Be it badminton, running or swimming, the youngster never shied away from trying new things. And with a few former and current players training at these facilities, Prakash was in good hands.
But it was just before his teenage years that Prakash had to make a choice. “I think I was around 11-12 when I had to choose a sport. Primarily because the body type required in aquatics is very different from the one required in track and field. And since I had a flat foot, I chose swimming,” he says.
That decision, however, turned out to be the right one as Prakash grew as a swimmer under the watchful eyes of Joy Joseph and Saji Sebastian.
But the journey soon came to an unexpected halt. With the authorities in Neyveli barely showing any interest in promoting swimming, Prakash would find it difficult to train. It was then that his coaches recommended him to one of the best swimming centres in the country - Basavanagudi Aquatic Centre (BAC).
Many call it the cradle of Indian swimming, and for good reason too. Over the past years, the BCA has not only produced quality swimmers but has also given India a number of Olympians. Be it Hakimuddin Habibulla (2000), Nisha Millet (2000), Shikha Tandon (2004), Rehan Poncha (2008) or Gagan AP (2012), every Games since the turn of the century has seen a BAC swimmer take to the pool.
And it was into this system that Prakash walked into in 2012. The initial few days were unbearable for the young lad. While he was a short distance swimmer, the training routines at the BAC were more attuned to long-distance swimming. It was some time before he could get a grip of things there.
“I remember, in one session, the coaches asked me to swim 18 or 20 200m sets. And guess what I did? I sprinted the first one, and then I was out of gas. Just couldn’t move around,” he recalls.
However, with the help of swimmers like Rehan, Gagan and others, Prakash would soon come to terms with the training and develop into a quality swimmer. Success too followed the youngster as he made a name for himself at the Senior National Championships and the few international meets that he was selected for. But it wasn’t until the 2015 National Games that Prakash would truly establish himself as one of the best in the country.
Turning out for Kerala, the hosts, Sajan won six gold and three silver medals at the National Games - the best medal haul by a swimmer in its history.

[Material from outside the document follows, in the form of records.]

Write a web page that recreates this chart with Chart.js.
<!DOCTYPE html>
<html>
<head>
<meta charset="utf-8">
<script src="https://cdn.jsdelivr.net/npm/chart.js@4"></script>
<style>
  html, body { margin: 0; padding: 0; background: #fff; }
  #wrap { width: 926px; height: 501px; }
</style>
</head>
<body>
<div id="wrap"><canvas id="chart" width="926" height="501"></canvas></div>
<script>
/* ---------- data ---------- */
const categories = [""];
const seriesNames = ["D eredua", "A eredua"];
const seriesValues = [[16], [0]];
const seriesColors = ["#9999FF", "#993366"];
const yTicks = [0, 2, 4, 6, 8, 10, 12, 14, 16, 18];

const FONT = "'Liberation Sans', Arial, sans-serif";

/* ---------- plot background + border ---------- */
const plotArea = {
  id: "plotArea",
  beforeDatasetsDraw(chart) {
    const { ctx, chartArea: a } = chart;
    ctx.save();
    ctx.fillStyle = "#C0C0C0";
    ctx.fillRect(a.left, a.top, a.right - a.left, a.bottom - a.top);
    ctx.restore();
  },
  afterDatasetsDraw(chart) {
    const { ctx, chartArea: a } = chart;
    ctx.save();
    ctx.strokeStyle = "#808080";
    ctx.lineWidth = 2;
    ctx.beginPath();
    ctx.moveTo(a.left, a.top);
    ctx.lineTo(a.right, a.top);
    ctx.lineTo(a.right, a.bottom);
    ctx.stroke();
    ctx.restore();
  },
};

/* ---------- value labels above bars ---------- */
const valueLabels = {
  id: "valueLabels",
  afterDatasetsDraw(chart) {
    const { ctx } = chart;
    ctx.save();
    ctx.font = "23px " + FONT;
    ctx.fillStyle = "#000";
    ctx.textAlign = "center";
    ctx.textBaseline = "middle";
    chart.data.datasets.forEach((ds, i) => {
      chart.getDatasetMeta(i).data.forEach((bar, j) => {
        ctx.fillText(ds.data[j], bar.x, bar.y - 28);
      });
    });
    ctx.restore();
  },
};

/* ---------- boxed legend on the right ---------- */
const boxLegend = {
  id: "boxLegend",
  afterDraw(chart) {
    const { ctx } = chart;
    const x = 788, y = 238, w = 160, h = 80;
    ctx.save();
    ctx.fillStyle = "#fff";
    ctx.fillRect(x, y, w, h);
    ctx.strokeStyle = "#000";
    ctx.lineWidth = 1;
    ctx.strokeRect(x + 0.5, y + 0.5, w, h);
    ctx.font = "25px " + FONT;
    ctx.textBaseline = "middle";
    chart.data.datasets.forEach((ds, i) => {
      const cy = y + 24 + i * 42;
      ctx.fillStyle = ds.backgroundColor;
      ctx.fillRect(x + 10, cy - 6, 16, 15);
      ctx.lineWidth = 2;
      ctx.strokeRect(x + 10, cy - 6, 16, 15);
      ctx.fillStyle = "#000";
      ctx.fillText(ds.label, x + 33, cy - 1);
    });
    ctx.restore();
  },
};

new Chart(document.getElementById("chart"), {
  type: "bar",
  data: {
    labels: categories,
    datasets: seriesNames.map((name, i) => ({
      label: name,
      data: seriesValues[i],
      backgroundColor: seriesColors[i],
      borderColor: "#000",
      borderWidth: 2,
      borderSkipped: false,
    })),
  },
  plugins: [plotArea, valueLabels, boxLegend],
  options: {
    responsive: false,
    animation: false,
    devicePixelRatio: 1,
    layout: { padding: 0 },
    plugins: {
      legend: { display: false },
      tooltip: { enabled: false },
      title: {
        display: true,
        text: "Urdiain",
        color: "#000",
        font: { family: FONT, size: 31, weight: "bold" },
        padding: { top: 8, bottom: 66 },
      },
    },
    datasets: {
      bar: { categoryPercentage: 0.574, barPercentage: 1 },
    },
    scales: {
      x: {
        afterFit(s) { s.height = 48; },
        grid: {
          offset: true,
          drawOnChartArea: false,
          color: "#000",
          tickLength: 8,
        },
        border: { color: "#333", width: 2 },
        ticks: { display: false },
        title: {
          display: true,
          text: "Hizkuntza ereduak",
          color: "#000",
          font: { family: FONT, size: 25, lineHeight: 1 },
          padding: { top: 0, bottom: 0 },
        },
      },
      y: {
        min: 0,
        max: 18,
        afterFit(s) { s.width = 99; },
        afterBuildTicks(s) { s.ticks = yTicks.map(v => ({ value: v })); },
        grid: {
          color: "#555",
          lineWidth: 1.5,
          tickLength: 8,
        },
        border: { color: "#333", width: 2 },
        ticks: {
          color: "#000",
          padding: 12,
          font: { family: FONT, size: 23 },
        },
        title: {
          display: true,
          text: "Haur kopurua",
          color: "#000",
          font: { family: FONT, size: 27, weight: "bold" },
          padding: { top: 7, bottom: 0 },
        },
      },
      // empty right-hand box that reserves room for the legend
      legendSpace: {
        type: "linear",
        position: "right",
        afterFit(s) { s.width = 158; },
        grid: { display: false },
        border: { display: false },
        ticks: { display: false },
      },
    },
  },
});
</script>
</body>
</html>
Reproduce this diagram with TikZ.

“It was my second National Games. But back then I didn’t know that the states would give cash awards to the winners. It was only in 2015 that I got to know this. We were struggling financially. I wanted to ensure that some things would be taken care of if I won a few medals,” he says, recalling the National Games and what pushed him towards such unprecedented success.
“But then, it was not just about money. In the few years before the National Games, I was doing well at the Senior National meets. Not just winning medals, but was also setting records. That too motivated me to do well.”

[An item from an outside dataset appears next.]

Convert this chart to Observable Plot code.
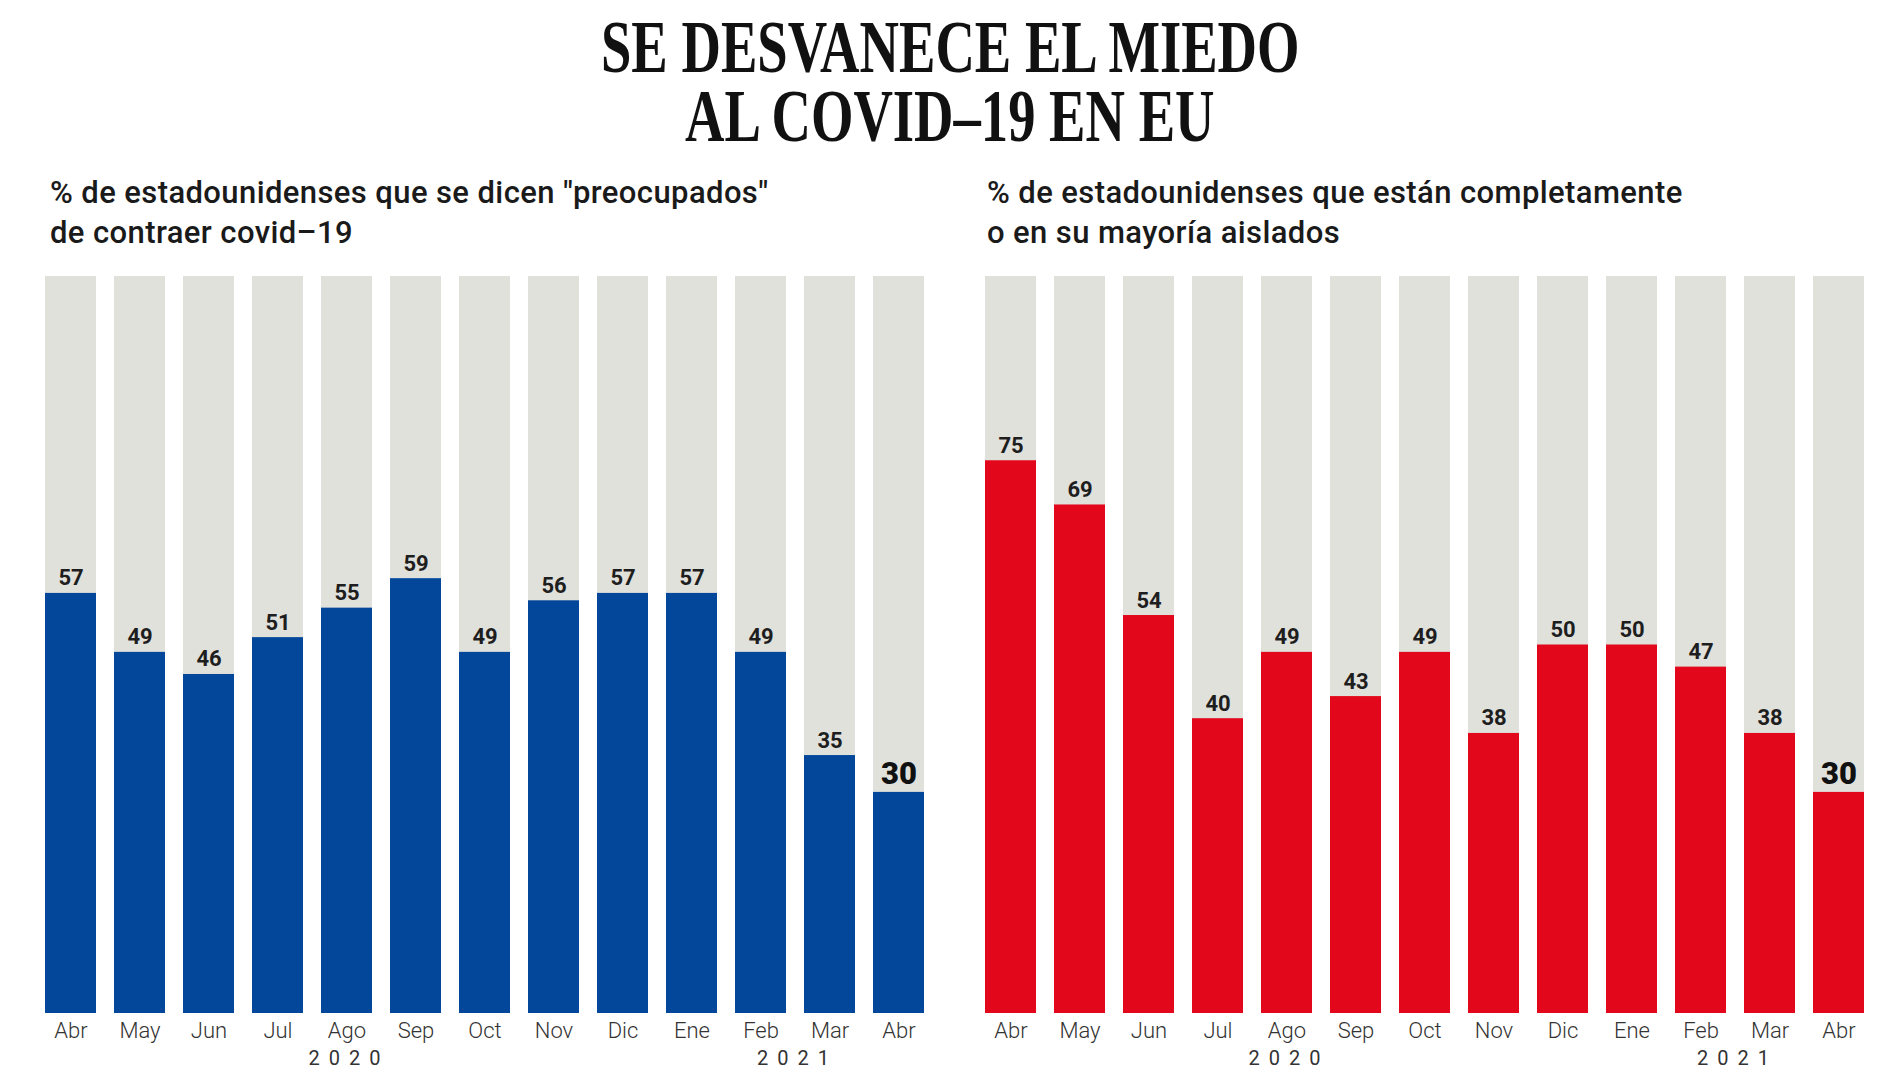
<!DOCTYPE html>
<html>
<head>
<meta charset="utf-8">
<script src="https://cdn.jsdelivr.net/npm/d3@7"></script>
<script src="https://cdn.jsdelivr.net/npm/@observablehq/plot@0.6"></script>
<style>
  html, body { margin: 0; padding: 0; background: #fff; }
  #page { position: relative; width: 1900px; height: 1068px; overflow: hidden; background: #fff; }
  .title { position: absolute; left: 0; width: 1900px; height: 69px; overflow: visible; text-align: center; font-family: "Liberation Serif", serif; font-weight: bold; font-size: 74px; line-height: 69px; color: #111; }
  .title span { display: inline-block; height: 69px; line-height: 69px; transform: scaleX(0.738); transform-origin: center; white-space: nowrap; }
  .sub { position: absolute; font-family: Roboto, sans-serif; font-weight: 500; font-size: 31px; line-height: 40px; color: #1a1a1a; white-space: nowrap; letter-spacing: 0.4px; }
  .chart { position: absolute; top: 256px; }
  .year-label text { letter-spacing: 9px; }
</style>
</head>
<body>
<div id="page">
  <div class="title" style="top:13px"><span>SE DESVANECE EL MIEDO</span></div>
  <div class="title" style="top:82px"><span>AL COVID–19 EN EU</span></div>
  <div class="sub" style="left:50px; top:173px">% de estadounidenses que se dicen "preocupados"<br>de contraer covid–19</div>
  <div class="sub" style="left:987px; top:173px">% de estadounidenses que están completamente<br>o en su mayoría aislados</div>
  <div class="chart" id="left" style="left:0px"></div>
  <div class="chart" id="right" style="left:950px"></div>
</div>
<script>
const months = ["Abr","May","Jun","Jul","Ago","Sep","Oct","Nov","Dic","Ene","Feb","Mar","Abr"];
const worried = [57,49,46,51,55,59,49,56,57,57,49,35,30];
const isolated = [75,69,54,40,49,43,49,38,50,50,47,38,30];
const yearLabels = ["2020","2021"];
const yearSpans = [[0,8],[9,12]];
const fullScale = 100;

const W = 950, H = 812, PAD = 0.261;

function chart(values, color, marginLeft, marginRight) {
  const data = values.map((v, i) => ({i, m: months[i], v, full: fullScale}));
  const last = data.length - 1;
  const inner = W - marginLeft - marginRight;
  const step = inner / (data.length - PAD);
  const yearMarks = yearLabels.map((label, k) => {
    const mid = (yearSpans[k][0] + yearSpans[k][1]) / 2;
    const base = Math.floor(mid);
    return Plot.text([{x: base, label}], {
      x: "x", text: "label", frameAnchor: "bottom", dy: 51, dx: (mid - base) * step + 2,
      lineAnchor: "bottom", fontSize: 20, fill: "#333", fontWeight: 400, className: "year-label"
    });
  });
  return Plot.plot({
    width: W, height: H,
    marginTop: 20, marginBottom: 55, marginLeft, marginRight,
    x: {type: "band", domain: d3.range(data.length), paddingInner: PAD, paddingOuter: 0, align: 0.5},
    y: {domain: [0, fullScale], axis: null},
    style: {fontFamily: "Roboto, sans-serif", background: "transparent", overflow: "visible"},
    marks: [
      Plot.barY(data, {x: "i", y: "full", fill: "#e1e1dc"}),
      Plot.barY(data, {x: "i", y: "v", fill: color}),
      Plot.text(data.filter(d => d.i !== last), {x: "i", y: "v", text: d => String(d.v), dy: -8, lineAnchor: "bottom", fontSize: 22, fontWeight: "bold", fill: "#1e1e1e"}),
      Plot.text(data.filter(d => d.i === last), {x: "i", y: "v", text: d => String(d.v), dy: -8, lineAnchor: "bottom", fontSize: 31, fontWeight: 900, fill: "#111"}),
      Plot.axisX({tickSize: 0, tickPadding: 9, tickFormat: i => months[i], fontSize: 22, fill: "#333", fontWeight: 300, label: null}),
      ...yearMarks
    ]
  });
}

document.getElementById("left").appendChild(chart(worried, "#03479a", 45, 26));
document.getElementById("right").appendChild(chart(isolated, "#e2071a", 35, 36));
</script>
</body>
</html>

The performance not only brought him into the limelight but also presented him with an opportunity to better his skills at a state-of-the-art facility in a foreign land.
It was around 2015 that the world aquatics body, FINA entered into a partnership with a swimming training centre in Phuket, Thailand with an aim to train 21 aspiring Olympians ahead of the 2016 Rio Games.
And when FINA reached out to the Swimming Federation of India, they couldn’t think of anyone better than Prakash for the programme. After some deliberation, the youngster was on his way to Phuket. That stint proved beneficial for Prakash as he improved by leaps and bounds and made it to the Rio Olympics the following year under the Universality quota.
Though winning a medal at the Olympics still remains a distant dream for Indian swimming, Prakash’s time at the Games village and at the Games made him realise where India was lacking.
“One thing I learnt there was if we are to be on a par with the world standards, we need things that make them that good,” he says.
“Swimming alone isn’t enough. Be it your masseuse, your trainers, the analysts and so on. Everyone plays a huge role in making a great swimmer. For me, I have had my coaches who have guided me and corrected me. But if Indian swimming has to develop, it needs to go beyond just the coaches.”
Back as an Olympian in the country, Prakash is trying his bit to change the swimming scenario in India. While he still continues to be the one to beat and is aiming to be in Tokyo when the Olympic Games comes around in 2020, Prakash is also helping the youngsters to dream big.
“The idea is to educate people that reaching the Olympics is not a big deal. Winning a medal is what matters and is what should matter,” he says.
“And this comes from the sporting culture we have in our country. All through our lives, we are taught to ‘work hard’, but never are we told to ‘work smart’. That’s something that needs to change.”
Though this might take a while, the seeds are definitely being sown now.